Few people understood how she could so dearly love a man who had cheated on her. She herself could not fully explain why she had decided to stay with him after his affair with Lucy Mercer, his own secretary. She could not explain in words that, despite the depth of the wound inflicted, she could not reduce her husband to this affront. She could not bring herself to throw away what had brought them together—their desire to do good in the world. That's why Franklin could not leave politics. Now everyone was giving their unanimous approval.

Eleanor was getting ready to appear before the press. She had found a special place in the hearts of the American people, and many would want to hear the first lady of the world one last time. It was then that she recalled her teacher back in England. The woman who had left the biggest imprint on her, of whom she always carried a portrait wherever she went: Marie Souvestre. Most of all, she remembered her words as she said goodbye: “Be all you can be.” And she wondered if being the first lady of one of the most important presidents in history was, in fact, all that she could be.

She would recall those words at least once more: Three years later, at the United Nations headquarters, after the approval of a charter prepared by the UN Commission that she chaired. A charter that few would have believed possible three years before: the Universal Declaration of Human Rights.
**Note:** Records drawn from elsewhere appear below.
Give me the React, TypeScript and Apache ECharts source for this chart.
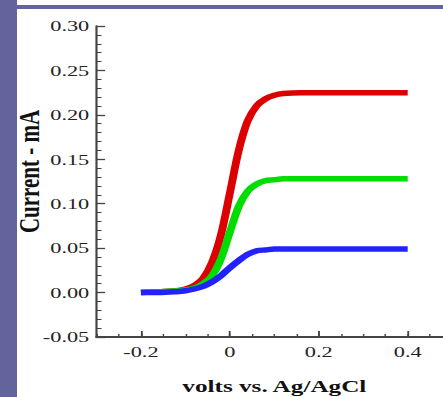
import React, { useEffect, useRef } from "react";
import * as echarts from "echarts";

const volts = [-0.2, -0.16, -0.12, -0.1, -0.08, -0.06, -0.04, -0.02, 0, 0.02, 0.04, 0.06, 0.08, 0.1, 0.12, 0.16, 0.2, 0.3, 0.4];
const redCurrent = [0.0, 0.001, 0.002, 0.004, 0.008, 0.016, 0.034, 0.065, 0.112, 0.16, 0.193, 0.21, 0.218, 0.222, 0.224, 0.225, 0.225, 0.225, 0.225];
const greenCurrent = [0.0, 0.001, 0.002, 0.003, 0.005, 0.01, 0.019, 0.038, 0.068, 0.097, 0.114, 0.122, 0.126, 0.127, 0.128, 0.128, 0.128, 0.128, 0.128];
const blueCurrent = [0.0, 0.0, 0.001, 0.002, 0.004, 0.007, 0.012, 0.019, 0.028, 0.036, 0.043, 0.047, 0.048, 0.049, 0.049, 0.049, 0.049, 0.049, 0.049];
const xTickLabels = [-0.2, 0, 0.2, 0.4];

const FONT = "Liberation Serif";
const AXIS_COLOR = "#444";
const PURPLE = "#63649b";
const STRETCH = 1.44;

function pairs(ys: number[]) {
  return volts.map((v, i) => [v, ys[i]]);
}

export default function App() {
  const ref = useRef<HTMLDivElement>(null);
  useEffect(() => {
    if (!ref.current) return;
    const chart = echarts.init(ref.current, null, { renderer: "svg" });
    const mk = (name: string, ys: number[], color: string) => ({
      name,
      type: "line",
      xAxisIndex: 0,
      yAxisIndex: 0,
      data: pairs(ys),
      showSymbol: false,
      smooth: 0.3,
      lineStyle: { color, width: 5.5 },
      itemStyle: { color },
    });
    chart.setOption({
      animation: false,
      backgroundColor: "transparent",
      grid: { left: 67, right: 6, top: 26, bottom: 60, containLabel: false, outerBoundsMode: "none" },
      xAxis: [
        {
          type: "value",
          min: -0.3,
          max: 0.5,
          interval: 0.05,
          position: "bottom",
          axisLine: { show: true, onZero: false, lineStyle: { color: AXIS_COLOR, width: 2 } },
          axisTick: { show: true, inside: true, length: 3, lineStyle: { color: AXIS_COLOR, width: 1 } },
          axisLabel: { show: false },
          splitLine: { show: false },
        },
        {
          type: "value",
          min: -0.3,
          max: 0.5,
          interval: 0.05,
          position: "bottom",
          name: "volts vs. Ag/AgCl",
          nameLocation: "middle",
          nameGap: 40,
          nameMoveOverlap: false,
          nameTextStyle: { fontFamily: FONT, fontWeight: "bold", fontSize: 17.5, color: "#111" },
          axisLine: { show: false, onZero: false },
          axisTick: {
            show: true,
            inside: true,
            length: 6,
            customValues: xTickLabels,
            lineStyle: { color: AXIS_COLOR, width: 1.3 },
          },
          axisLabel: {
            show: true,
            customValues: xTickLabels,
            fontFamily: FONT,
            fontSize: 15.5,
            color: "#222",
            margin: 7,
            formatter: (v: number) => (Math.abs(v) < 1e-9 ? "0" : String(Math.round(v * 10) / 10)),
          },
          splitLine: { show: false },
        },
      ],
      yAxis: {
        type: "value",
        min: -0.05,
        max: 0.3,
        interval: 0.05,
        name: "Current - mA",
        nameLocation: "middle",
        nameGap: 36.5,
        nameMoveOverlap: false,
        nameTextStyle: { fontFamily: FONT, fontWeight: "bold", fontSize: 21, color: "#111", padding: [0, 0, 0, 20] },
        axisLine: { show: true, onZero: false, lineStyle: { color: AXIS_COLOR, width: 1.5 } },
        axisTick: { show: true, inside: true, length: 6, lineStyle: { color: AXIS_COLOR, width: 1.3 } },
        minorTick: { show: true, splitNumber: 5, length: 3.5, lineStyle: { color: AXIS_COLOR, width: 1 } },
        axisLabel: {
          fontFamily: FONT,
          fontSize: 15.5,
          color: "#222",
          margin: 5,
          formatter: (v: number) => v.toFixed(2),
        },
        splitLine: { show: false },
      },
      series: [
        mk("red", redCurrent, "#dd0000"),
        mk("green", greenCurrent, "#00dd00"),
        mk("blue", blueCurrent, "#2222ff"),
      ],
    });
    return () => chart.dispose();
  }, []);

  return (
    <div style={{ position: "fixed", left: 0, top: 0, width: 443, height: 397, overflow: "hidden", background: "#fff" }}>
      <div style={{ position: "absolute", left: 0, top: 0, width: 17, height: 397, background: PURPLE }} />
      <div style={{ position: "absolute", left: 17, top: 5, width: 426, height: 4, background: PURPLE }} />
      <div
        ref={ref}
        style={{
          position: "absolute",
          left: 0,
          top: 0,
          width: 320,
          height: 397,
          transform: `scaleX(${STRETCH})`,
          transformOrigin: "0 0",
        }}
      />
    </div>
  );
}
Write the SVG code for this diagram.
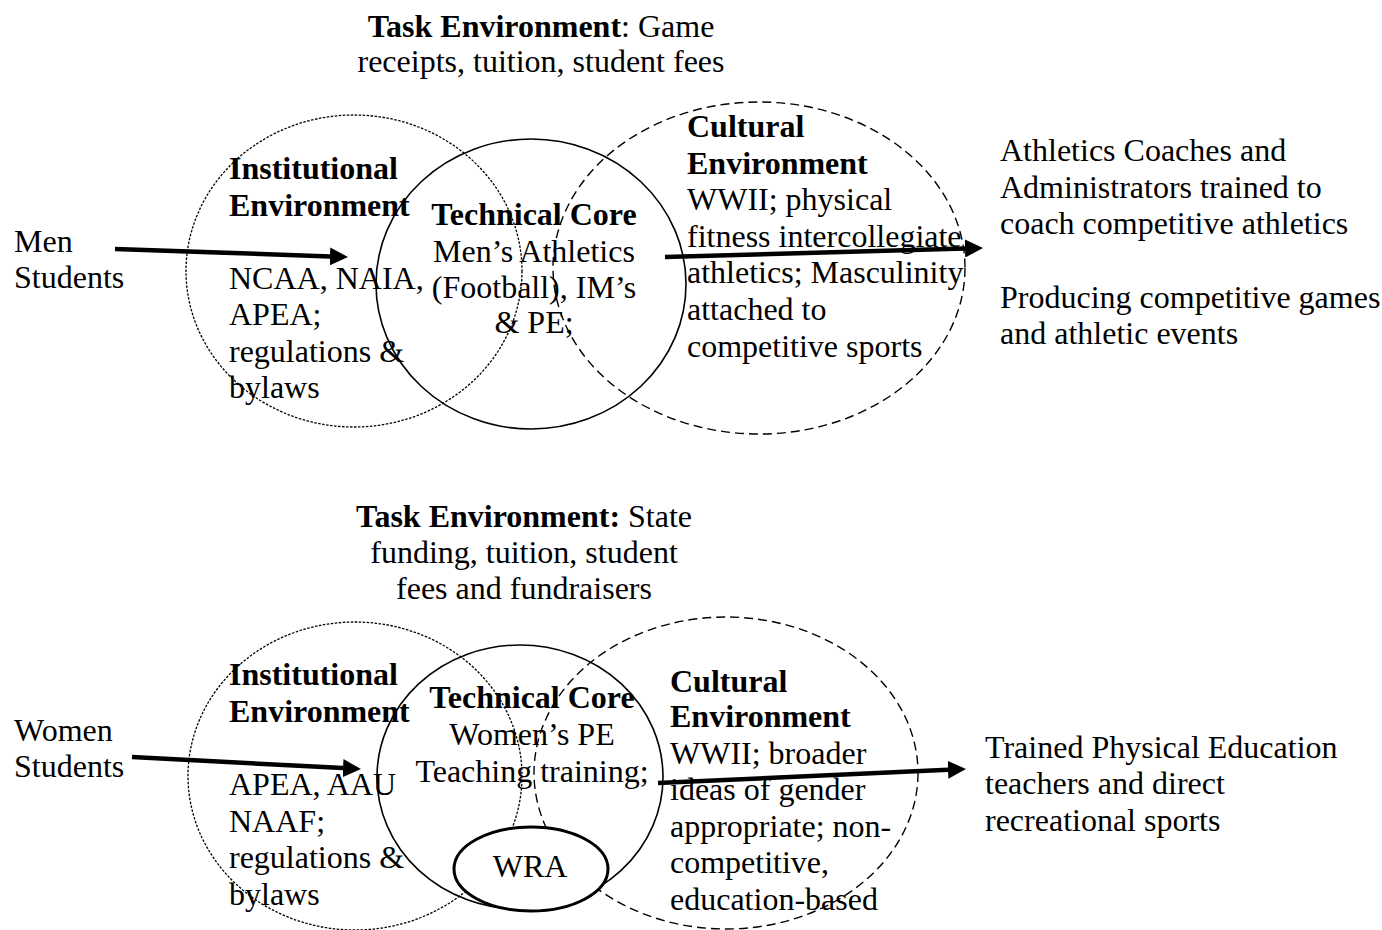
<svg xmlns="http://www.w3.org/2000/svg" width="1382" height="930" viewBox="0 0 1382 930">
<defs>
<style>
text{font-family:"Liberation Serif","Times New Roman",serif;font-size:32px;fill:#000}
.b{font-weight:bold}
.c{text-anchor:middle}
.inst{fill:none;stroke:#000;stroke-width:1.3;stroke-dasharray:2.5 1.5}
.core{fill:none;stroke:#000;stroke-width:1.6}
.cult{fill:none;stroke:#000;stroke-width:1.4;stroke-dasharray:9 5}
.wra{fill:#fff;stroke:#000;stroke-width:3}
.arr{fill:none;stroke:#000;stroke-width:4.5;marker-end:url(#ah)}
</style>
<marker id="ah" markerUnits="userSpaceOnUse" markerWidth="18" markerHeight="18" refX="0" refY="9" orient="auto" viewBox="0 0 18 18"><path d="M0,0 L18,9 L0,18 z" fill="#000"/></marker>
</defs>
<rect width="1382" height="930" fill="#fff"/>

<!-- Top row -->
<g id="men-task-env">
<text class="c" x="541" y="37"><tspan class="b">Task Environment</tspan>: Game</text>
<text class="c" x="541" y="72">receipts, tuition, student fees</text>
</g>
<g id="men-students">
<text x="14" y="252">Men</text>
<text x="14" y="288">Students</text>
</g>
<g id="men-institutional">
<ellipse class="inst" cx="354" cy="271" rx="168" ry="156"/>
<text class="b" x="229" y="179">Institutional</text>
<text class="b" x="229" y="215.5">Environment</text>
<text x="229" y="288.5">NCAA, NAIA,</text>
<text x="229" y="325">APEA;</text>
<text x="229" y="361.5">regulations &amp;</text>
<text x="229" y="398">bylaws</text>
</g>
<g id="men-core">
<ellipse class="core" cx="531" cy="284" rx="155" ry="145"/>
<text class="b c" x="534" y="225">Technical Core</text>
<text class="c" x="534" y="262">Men’s Athletics</text>
<text class="c" x="534" y="298">(Football), IM’s</text>
<text class="c" x="534" y="333">&amp; PE;</text>
</g>
<g id="men-cultural">
<ellipse class="cult" cx="759" cy="268" rx="206" ry="166"/>
<text class="b" x="687" y="137">Cultural</text>
<text class="b" x="687" y="174">Environment</text>
<text x="687" y="210">WWII; physical</text>
<text x="687" y="247">fitness intercollegiate</text>
<text x="687" y="283">athletics; Masculinity</text>
<text x="687" y="320">attached to</text>
<text x="687" y="357">competitive sports</text>
</g>
<g id="men-output">
<text x="1000" y="161">Athletics Coaches and</text>
<text x="1000" y="198">Administrators trained to</text>
<text x="1000" y="234">coach competitive athletics</text>
<text x="1000" y="308">Producing competitive games</text>
<text x="1000" y="344">and athletic events</text>
</g>

<!-- Bottom row -->
<g id="women-task-env">
<text class="c" x="524" y="527"><tspan class="b">Task Environment:</tspan> State</text>
<text class="c" x="524" y="563">funding, tuition, student</text>
<text class="c" x="524" y="599">fees and fundraisers</text>
</g>
<g id="women-students">
<text x="14" y="741">Women</text>
<text x="14" y="777">Students</text>
</g>
<g id="women-institutional">
<ellipse class="inst" cx="355" cy="776" rx="167" ry="154"/>
<text class="b" x="229" y="685">Institutional</text>
<text class="b" x="229" y="722">Environment</text>
<text x="229" y="795">APEA, AAU</text>
<text x="229" y="832">NAAF;</text>
<text x="229" y="868">regulations &amp;</text>
<text x="229" y="905">bylaws</text>
</g>
<g id="women-core">
<ellipse class="core" cx="520" cy="777" rx="143" ry="132"/>
<text class="b c" x="532" y="708">Technical Core</text>
<text class="c" x="532" y="745">Women’s PE</text>
<text class="c" x="532" y="782">Teaching training;</text>
</g>
<g id="women-cultural">
<ellipse class="cult" cx="726" cy="773" rx="192" ry="156"/>
<text class="b" x="670" y="692">Cultural</text>
<text class="b" x="670" y="727">Environment</text>
<text x="670" y="764">WWII; broader</text>
<text x="670" y="800">ideas of gender</text>
<text x="670" y="837">appropriate; non-</text>
<text x="670" y="873">competitive,</text>
<text x="670" y="910">education-based</text>
</g>
<g id="wra">
<ellipse class="wra" cx="531" cy="869" rx="77" ry="42"/>
<text class="c" x="530" y="877">WRA</text>
</g>
<g id="women-output">
<text x="985" y="758">Trained Physical Education</text>
<text x="985" y="794">teachers and direct</text>
<text x="985" y="831">recreational sports</text>
</g>

<g id="connectors">
<path class="arr" d="M115,249 L330,256.4"/>
<path class="arr" d="M665,257 L965,248.5"/>
<path class="arr" d="M132,757 L343,768.1"/>
<path class="arr" d="M658,783 L948,769.8"/>
</g>
</svg>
Of the many things we could highlight from the biography of Eleanor Roosevelt, we point to these:

  • Few things in the universe are stronger than a determined, intelligent and brilliant woman.
  • Forgiveness always changes a person, and always for the better. Power frees up positive energies that allow us to be unshackled from the past and welcome the future with open arms.
  • A life behind the scenes, in the background, can be the ideal scenario for a career of true service.
  • A life in the background is what so often affords a person the humility and wisdom necessary to undertake a great cause.